* [WHAT NEEDS TO BE DONE]
Write out exactly the lines between the line containing "Convert this chart to Observable Plot code." and the line containing "const ML = 56;", including both of those lines, and nothing more.

====== EXTRACTED INFORMATION

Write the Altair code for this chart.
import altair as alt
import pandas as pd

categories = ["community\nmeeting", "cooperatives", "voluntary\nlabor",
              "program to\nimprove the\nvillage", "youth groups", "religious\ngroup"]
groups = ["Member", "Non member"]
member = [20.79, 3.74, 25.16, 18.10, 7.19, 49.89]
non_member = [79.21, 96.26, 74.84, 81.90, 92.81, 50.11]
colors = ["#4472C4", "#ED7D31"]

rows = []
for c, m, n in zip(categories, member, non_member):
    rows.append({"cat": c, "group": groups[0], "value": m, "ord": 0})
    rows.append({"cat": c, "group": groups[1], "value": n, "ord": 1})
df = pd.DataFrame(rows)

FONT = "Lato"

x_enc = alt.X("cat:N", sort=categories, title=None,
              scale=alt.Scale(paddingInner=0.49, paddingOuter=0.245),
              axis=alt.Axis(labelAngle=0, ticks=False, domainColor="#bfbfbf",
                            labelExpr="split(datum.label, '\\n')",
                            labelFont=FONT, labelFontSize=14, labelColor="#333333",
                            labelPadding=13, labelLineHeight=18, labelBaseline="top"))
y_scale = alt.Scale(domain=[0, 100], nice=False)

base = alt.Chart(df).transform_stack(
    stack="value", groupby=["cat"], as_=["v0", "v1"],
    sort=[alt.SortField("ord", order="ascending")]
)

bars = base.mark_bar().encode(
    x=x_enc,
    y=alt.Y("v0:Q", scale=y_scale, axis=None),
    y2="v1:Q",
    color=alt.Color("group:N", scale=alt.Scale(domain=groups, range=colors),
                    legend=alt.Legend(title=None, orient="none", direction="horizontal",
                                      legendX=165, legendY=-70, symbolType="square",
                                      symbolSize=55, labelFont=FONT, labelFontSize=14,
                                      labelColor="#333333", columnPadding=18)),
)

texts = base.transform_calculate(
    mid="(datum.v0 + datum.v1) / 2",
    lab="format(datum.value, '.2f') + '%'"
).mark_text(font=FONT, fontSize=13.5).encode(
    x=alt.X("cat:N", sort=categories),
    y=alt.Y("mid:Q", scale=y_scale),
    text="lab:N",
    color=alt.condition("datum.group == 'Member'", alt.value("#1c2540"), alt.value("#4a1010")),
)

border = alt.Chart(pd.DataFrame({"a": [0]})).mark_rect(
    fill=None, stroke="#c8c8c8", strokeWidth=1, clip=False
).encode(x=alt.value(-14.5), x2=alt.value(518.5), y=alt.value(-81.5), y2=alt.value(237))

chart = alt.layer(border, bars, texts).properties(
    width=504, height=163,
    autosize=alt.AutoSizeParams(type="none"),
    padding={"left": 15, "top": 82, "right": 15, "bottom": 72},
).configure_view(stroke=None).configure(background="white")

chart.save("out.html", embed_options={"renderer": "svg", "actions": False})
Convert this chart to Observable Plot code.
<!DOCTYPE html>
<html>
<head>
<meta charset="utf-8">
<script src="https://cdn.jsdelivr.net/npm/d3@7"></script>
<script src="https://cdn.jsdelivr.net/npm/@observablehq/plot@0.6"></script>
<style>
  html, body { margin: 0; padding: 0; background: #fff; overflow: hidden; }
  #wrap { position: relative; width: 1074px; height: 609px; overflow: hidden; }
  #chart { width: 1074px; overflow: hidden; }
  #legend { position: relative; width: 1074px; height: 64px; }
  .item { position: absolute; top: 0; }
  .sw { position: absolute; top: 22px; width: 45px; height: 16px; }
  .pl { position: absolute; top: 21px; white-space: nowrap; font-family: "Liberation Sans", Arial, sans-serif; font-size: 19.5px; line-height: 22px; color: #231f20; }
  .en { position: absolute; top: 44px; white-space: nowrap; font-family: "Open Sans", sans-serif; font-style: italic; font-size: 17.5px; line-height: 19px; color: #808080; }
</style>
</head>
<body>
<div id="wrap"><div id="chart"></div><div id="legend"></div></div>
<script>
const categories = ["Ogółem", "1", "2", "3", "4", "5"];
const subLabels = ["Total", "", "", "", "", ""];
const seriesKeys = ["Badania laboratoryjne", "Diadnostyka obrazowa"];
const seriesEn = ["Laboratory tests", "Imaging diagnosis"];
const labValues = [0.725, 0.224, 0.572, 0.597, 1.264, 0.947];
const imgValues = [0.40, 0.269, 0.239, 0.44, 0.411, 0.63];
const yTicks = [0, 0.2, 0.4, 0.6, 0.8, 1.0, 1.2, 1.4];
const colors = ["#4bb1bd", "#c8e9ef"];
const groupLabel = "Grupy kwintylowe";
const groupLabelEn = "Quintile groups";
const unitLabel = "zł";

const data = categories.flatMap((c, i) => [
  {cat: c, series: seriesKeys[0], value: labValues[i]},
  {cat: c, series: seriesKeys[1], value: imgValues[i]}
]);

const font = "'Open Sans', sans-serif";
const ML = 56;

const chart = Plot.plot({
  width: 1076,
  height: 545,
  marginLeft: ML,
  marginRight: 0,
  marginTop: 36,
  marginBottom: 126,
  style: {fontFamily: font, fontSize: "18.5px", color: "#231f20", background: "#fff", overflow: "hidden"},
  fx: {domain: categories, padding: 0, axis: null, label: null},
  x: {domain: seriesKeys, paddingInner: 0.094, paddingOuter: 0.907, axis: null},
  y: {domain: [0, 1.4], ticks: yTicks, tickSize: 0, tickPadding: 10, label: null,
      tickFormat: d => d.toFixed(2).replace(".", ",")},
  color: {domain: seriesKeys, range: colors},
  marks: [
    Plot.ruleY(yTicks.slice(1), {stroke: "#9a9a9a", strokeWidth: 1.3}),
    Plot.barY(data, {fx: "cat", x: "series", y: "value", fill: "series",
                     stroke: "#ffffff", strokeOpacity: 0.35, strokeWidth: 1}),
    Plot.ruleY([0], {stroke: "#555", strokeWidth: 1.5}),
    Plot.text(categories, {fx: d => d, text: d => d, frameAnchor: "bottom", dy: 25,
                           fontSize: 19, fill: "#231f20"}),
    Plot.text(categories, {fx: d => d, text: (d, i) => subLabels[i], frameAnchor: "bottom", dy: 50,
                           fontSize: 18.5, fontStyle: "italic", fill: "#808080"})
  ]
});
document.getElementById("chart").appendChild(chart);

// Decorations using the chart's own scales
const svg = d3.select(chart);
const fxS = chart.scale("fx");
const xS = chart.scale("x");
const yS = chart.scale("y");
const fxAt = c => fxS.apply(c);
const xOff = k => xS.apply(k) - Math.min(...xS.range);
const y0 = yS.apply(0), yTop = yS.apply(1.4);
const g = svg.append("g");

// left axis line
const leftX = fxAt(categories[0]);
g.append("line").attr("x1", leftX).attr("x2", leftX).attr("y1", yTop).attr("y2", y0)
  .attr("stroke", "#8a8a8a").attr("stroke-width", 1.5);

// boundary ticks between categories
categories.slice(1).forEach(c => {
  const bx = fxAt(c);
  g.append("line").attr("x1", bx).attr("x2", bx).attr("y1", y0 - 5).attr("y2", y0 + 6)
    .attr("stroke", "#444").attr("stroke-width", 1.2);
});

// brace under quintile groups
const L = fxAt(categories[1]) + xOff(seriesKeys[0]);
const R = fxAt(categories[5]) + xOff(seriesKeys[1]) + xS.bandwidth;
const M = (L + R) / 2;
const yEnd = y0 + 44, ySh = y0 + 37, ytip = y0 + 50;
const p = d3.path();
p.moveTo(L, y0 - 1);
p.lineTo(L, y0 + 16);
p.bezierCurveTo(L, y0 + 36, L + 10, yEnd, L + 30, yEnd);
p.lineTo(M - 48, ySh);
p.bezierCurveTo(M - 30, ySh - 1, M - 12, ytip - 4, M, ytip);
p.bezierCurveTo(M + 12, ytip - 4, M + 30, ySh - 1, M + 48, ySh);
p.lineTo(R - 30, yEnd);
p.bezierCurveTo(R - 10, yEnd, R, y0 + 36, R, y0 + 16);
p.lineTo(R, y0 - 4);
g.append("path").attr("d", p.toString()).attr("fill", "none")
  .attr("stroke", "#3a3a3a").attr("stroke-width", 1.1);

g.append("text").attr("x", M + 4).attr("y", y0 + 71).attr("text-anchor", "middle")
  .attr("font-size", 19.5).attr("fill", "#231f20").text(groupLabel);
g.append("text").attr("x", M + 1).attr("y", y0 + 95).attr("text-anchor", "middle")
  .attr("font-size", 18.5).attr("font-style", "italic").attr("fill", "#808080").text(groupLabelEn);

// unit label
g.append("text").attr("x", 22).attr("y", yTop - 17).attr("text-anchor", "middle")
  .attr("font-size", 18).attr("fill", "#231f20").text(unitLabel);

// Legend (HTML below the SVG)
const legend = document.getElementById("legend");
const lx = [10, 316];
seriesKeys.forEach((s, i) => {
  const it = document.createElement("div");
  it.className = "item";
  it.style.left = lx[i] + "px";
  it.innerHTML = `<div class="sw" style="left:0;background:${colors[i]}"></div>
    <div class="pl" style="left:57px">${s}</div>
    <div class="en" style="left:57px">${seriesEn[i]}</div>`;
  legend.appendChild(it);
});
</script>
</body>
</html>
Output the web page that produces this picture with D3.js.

============

* [ANSWER TO THE EXERCISE]
Convert this chart to Observable Plot code.
<!DOCTYPE html>
<html>
<head>
<meta charset="utf-8">
<script src="https://cdn.jsdelivr.net/npm/d3@7"></script>
<script src="https://cdn.jsdelivr.net/npm/@observablehq/plot@0.6"></script>
<style>
  html, body { margin: 0; padding: 0; background: #fff; overflow: hidden; }
  #wrap { position: relative; width: 1074px; height: 609px; overflow: hidden; }
  #chart { width: 1074px; overflow: hidden; }
  #legend { position: relative; width: 1074px; height: 64px; }
  .item { position: absolute; top: 0; }
  .sw { position: absolute; top: 22px; width: 45px; height: 16px; }
  .pl { position: absolute; top: 21px; white-space: nowrap; font-family: "Liberation Sans", Arial, sans-serif; font-size: 19.5px; line-height: 22px; color: #231f20; }
  .en { position: absolute; top: 44px; white-space: nowrap; font-family: "Open Sans", sans-serif; font-style: italic; font-size: 17.5px; line-height: 19px; color: #808080; }
</style>
</head>
<body>
<div id="wrap"><div id="chart"></div><div id="legend"></div></div>
<script>
const categories = ["Ogółem", "1", "2", "3", "4", "5"];
const subLabels = ["Total", "", "", "", "", ""];
const seriesKeys = ["Badania laboratoryjne", "Diadnostyka obrazowa"];
const seriesEn = ["Laboratory tests", "Imaging diagnosis"];
const labValues = [0.725, 0.224, 0.572, 0.597, 1.264, 0.947];
const imgValues = [0.40, 0.269, 0.239, 0.44, 0.411, 0.63];
const yTicks = [0, 0.2, 0.4, 0.6, 0.8, 1.0, 1.2, 1.4];
const colors = ["#4bb1bd", "#c8e9ef"];
const groupLabel = "Grupy kwintylowe";
const groupLabelEn = "Quintile groups";
const unitLabel = "zł";

const data = categories.flatMap((c, i) => [
  {cat: c, series: seriesKeys[0], value: labValues[i]},
  {cat: c, series: seriesKeys[1], value: imgValues[i]}
]);

const font = "'Open Sans', sans-serif";
const ML = 56;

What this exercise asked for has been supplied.